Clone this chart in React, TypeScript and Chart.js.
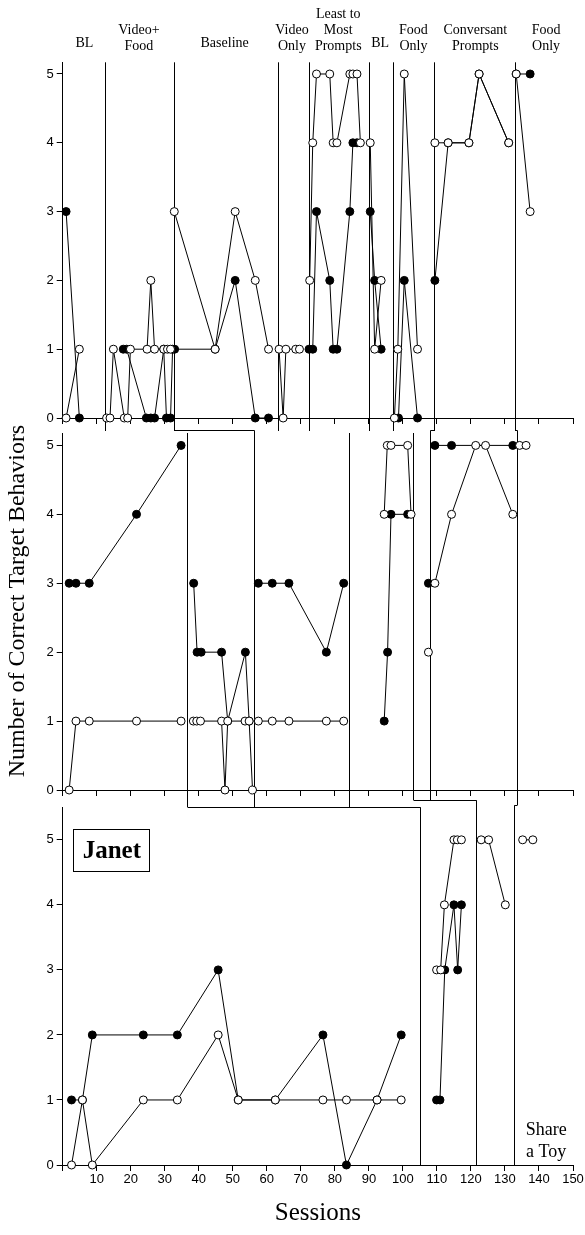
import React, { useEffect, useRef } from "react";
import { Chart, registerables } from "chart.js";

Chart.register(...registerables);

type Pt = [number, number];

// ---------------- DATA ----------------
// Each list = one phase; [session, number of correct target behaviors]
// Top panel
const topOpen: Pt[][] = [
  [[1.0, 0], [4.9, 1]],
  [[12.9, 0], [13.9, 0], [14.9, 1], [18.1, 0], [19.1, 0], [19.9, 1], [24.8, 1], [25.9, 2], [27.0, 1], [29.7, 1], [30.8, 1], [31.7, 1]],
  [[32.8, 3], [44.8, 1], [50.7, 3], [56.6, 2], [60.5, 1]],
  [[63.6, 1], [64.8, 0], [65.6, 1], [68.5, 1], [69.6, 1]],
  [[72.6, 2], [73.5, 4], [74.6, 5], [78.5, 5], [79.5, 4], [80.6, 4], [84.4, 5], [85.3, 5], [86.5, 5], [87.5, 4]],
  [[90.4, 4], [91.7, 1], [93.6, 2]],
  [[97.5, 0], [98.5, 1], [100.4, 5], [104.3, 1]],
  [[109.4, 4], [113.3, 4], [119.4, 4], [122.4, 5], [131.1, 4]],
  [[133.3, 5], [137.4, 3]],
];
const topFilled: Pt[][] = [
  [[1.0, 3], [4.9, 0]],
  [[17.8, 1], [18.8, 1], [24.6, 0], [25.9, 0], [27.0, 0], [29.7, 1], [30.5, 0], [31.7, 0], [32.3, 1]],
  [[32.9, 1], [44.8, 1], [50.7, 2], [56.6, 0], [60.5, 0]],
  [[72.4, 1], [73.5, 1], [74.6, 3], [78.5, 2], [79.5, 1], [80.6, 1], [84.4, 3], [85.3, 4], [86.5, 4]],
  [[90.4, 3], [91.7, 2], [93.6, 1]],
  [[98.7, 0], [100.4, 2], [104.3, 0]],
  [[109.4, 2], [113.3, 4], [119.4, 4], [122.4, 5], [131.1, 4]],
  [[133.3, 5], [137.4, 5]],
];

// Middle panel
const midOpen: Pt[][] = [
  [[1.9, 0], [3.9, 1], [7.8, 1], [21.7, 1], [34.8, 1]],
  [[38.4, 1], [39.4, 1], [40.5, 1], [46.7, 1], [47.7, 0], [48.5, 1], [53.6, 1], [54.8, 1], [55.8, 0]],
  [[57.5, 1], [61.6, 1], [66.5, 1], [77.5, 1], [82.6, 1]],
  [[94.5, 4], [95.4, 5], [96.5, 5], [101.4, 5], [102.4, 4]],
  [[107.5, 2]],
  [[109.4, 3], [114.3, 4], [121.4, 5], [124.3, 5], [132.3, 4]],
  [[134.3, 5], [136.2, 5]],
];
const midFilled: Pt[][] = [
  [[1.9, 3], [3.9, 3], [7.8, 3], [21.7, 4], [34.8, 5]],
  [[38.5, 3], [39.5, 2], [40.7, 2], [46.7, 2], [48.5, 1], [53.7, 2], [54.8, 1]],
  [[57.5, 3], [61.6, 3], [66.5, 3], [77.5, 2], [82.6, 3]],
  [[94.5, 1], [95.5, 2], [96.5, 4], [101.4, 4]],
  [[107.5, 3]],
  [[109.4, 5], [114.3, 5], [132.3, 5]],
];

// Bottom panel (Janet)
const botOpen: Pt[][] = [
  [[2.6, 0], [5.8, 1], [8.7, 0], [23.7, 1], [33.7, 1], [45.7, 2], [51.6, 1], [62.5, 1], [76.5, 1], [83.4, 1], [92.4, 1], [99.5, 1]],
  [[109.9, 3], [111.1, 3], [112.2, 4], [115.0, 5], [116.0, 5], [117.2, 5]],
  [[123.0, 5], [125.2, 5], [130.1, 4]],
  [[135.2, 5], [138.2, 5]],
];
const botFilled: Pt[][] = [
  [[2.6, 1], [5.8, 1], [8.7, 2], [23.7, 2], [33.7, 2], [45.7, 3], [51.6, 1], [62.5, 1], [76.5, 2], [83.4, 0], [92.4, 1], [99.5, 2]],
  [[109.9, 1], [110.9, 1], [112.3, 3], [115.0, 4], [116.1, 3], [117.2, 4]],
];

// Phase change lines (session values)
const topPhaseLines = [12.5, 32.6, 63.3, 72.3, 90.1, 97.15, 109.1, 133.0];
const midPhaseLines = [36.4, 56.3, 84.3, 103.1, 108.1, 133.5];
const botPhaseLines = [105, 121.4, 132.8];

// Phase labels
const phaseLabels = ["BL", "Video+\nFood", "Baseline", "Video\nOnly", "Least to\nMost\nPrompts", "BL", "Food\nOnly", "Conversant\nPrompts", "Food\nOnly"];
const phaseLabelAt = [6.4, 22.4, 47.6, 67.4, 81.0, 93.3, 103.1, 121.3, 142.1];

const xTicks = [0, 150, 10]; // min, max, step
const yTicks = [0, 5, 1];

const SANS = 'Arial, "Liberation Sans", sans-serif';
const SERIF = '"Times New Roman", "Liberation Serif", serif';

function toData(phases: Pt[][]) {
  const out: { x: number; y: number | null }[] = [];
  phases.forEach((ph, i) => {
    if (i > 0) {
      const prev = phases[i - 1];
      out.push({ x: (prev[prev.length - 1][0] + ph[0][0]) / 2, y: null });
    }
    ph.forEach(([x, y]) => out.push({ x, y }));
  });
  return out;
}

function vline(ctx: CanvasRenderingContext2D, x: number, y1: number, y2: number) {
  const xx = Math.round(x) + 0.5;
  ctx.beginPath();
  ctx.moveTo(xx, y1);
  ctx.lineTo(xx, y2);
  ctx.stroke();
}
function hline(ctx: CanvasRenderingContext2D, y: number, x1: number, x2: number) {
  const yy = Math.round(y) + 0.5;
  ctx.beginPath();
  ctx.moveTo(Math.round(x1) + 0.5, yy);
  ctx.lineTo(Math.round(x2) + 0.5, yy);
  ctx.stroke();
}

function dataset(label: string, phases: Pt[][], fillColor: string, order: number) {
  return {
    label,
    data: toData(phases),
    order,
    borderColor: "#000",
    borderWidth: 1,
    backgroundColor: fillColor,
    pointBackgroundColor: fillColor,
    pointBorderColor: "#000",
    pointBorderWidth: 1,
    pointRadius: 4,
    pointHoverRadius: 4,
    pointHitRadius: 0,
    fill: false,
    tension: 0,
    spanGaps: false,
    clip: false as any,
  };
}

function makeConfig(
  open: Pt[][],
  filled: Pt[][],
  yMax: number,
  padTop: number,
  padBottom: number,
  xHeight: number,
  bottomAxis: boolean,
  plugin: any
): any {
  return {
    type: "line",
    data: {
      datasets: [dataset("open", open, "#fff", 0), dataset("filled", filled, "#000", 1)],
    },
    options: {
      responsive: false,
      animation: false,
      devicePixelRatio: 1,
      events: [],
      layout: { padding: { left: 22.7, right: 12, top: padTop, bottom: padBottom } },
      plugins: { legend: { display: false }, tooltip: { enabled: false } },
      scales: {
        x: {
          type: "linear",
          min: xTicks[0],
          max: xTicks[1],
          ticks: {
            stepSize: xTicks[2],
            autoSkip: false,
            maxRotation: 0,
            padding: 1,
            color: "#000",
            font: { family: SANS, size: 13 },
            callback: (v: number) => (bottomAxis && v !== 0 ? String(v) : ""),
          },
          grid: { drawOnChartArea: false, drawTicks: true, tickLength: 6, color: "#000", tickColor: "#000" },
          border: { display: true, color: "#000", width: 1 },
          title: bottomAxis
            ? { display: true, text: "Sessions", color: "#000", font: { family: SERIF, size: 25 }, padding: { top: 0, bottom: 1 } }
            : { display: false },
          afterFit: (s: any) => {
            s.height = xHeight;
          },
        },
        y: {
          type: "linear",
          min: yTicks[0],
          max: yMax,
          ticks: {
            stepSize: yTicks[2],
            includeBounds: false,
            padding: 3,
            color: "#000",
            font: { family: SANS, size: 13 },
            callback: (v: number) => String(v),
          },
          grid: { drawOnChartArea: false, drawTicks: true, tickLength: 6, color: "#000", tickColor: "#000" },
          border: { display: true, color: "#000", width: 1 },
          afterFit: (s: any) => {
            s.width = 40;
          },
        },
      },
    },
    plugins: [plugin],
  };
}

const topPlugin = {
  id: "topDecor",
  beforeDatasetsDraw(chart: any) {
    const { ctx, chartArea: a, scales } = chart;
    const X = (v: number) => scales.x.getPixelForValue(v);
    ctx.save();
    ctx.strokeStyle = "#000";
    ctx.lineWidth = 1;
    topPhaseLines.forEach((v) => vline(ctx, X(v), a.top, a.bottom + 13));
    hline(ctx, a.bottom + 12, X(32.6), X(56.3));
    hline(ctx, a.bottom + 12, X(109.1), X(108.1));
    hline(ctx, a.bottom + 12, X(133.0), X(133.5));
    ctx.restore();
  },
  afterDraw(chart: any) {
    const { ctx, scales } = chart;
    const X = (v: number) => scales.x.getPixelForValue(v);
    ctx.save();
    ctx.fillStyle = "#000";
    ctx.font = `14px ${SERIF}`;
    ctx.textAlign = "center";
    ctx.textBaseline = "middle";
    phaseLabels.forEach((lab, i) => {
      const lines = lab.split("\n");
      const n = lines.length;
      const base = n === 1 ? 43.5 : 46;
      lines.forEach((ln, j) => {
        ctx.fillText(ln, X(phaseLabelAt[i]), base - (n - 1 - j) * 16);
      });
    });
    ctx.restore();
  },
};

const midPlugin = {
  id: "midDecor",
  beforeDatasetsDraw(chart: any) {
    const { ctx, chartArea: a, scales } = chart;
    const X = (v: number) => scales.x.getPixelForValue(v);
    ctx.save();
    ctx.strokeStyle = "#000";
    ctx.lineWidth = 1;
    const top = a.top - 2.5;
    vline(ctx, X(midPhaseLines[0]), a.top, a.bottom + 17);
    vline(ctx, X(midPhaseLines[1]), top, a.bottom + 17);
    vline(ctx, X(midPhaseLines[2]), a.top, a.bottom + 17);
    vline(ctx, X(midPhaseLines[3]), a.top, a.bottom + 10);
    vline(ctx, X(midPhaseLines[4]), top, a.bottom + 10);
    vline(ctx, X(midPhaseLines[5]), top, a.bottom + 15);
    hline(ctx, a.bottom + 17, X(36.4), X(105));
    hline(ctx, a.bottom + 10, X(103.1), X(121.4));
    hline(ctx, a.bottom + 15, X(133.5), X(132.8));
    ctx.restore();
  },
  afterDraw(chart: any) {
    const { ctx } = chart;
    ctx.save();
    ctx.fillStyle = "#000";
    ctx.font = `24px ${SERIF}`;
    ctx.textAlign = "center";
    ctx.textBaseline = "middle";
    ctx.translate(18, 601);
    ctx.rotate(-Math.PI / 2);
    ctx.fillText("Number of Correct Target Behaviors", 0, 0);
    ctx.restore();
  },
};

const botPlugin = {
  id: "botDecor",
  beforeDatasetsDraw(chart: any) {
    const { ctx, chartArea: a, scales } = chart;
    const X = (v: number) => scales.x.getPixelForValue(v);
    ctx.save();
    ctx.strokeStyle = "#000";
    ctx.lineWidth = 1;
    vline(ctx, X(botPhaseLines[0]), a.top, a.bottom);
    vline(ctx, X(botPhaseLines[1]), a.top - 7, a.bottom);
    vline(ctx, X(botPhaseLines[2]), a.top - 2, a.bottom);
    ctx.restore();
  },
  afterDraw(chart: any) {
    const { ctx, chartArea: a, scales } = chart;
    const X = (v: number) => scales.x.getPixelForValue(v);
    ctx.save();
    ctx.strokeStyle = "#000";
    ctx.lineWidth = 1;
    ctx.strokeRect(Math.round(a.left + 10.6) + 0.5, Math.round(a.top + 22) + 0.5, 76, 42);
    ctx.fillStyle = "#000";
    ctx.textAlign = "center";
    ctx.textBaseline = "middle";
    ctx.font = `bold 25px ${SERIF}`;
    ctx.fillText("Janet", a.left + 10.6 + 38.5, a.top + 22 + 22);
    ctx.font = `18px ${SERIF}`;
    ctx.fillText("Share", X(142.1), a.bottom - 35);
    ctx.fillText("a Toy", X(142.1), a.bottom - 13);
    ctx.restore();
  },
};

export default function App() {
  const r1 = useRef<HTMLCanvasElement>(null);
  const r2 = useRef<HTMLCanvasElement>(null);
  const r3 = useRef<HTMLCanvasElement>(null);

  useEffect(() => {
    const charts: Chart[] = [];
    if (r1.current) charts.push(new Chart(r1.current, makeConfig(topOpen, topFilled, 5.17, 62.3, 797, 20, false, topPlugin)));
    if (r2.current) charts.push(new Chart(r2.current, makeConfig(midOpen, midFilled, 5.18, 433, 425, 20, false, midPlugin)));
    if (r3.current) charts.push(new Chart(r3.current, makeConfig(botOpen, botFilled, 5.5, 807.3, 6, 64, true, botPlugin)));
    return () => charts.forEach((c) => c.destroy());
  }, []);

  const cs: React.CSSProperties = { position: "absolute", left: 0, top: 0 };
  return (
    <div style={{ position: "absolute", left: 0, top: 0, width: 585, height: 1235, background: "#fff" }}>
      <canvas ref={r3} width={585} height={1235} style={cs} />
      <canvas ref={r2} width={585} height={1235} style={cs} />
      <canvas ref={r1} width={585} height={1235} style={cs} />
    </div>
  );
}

EXERCISE DETAILS: Pull out the lines above in which the word "React" appears.

PROBLEM SOLUTION:
Clone this chart in React, TypeScript and Chart.js.
import React, { useEffect, useRef } from "react";
  const cs: React.CSSProperties = { position: "absolute", left: 0, top: 0 };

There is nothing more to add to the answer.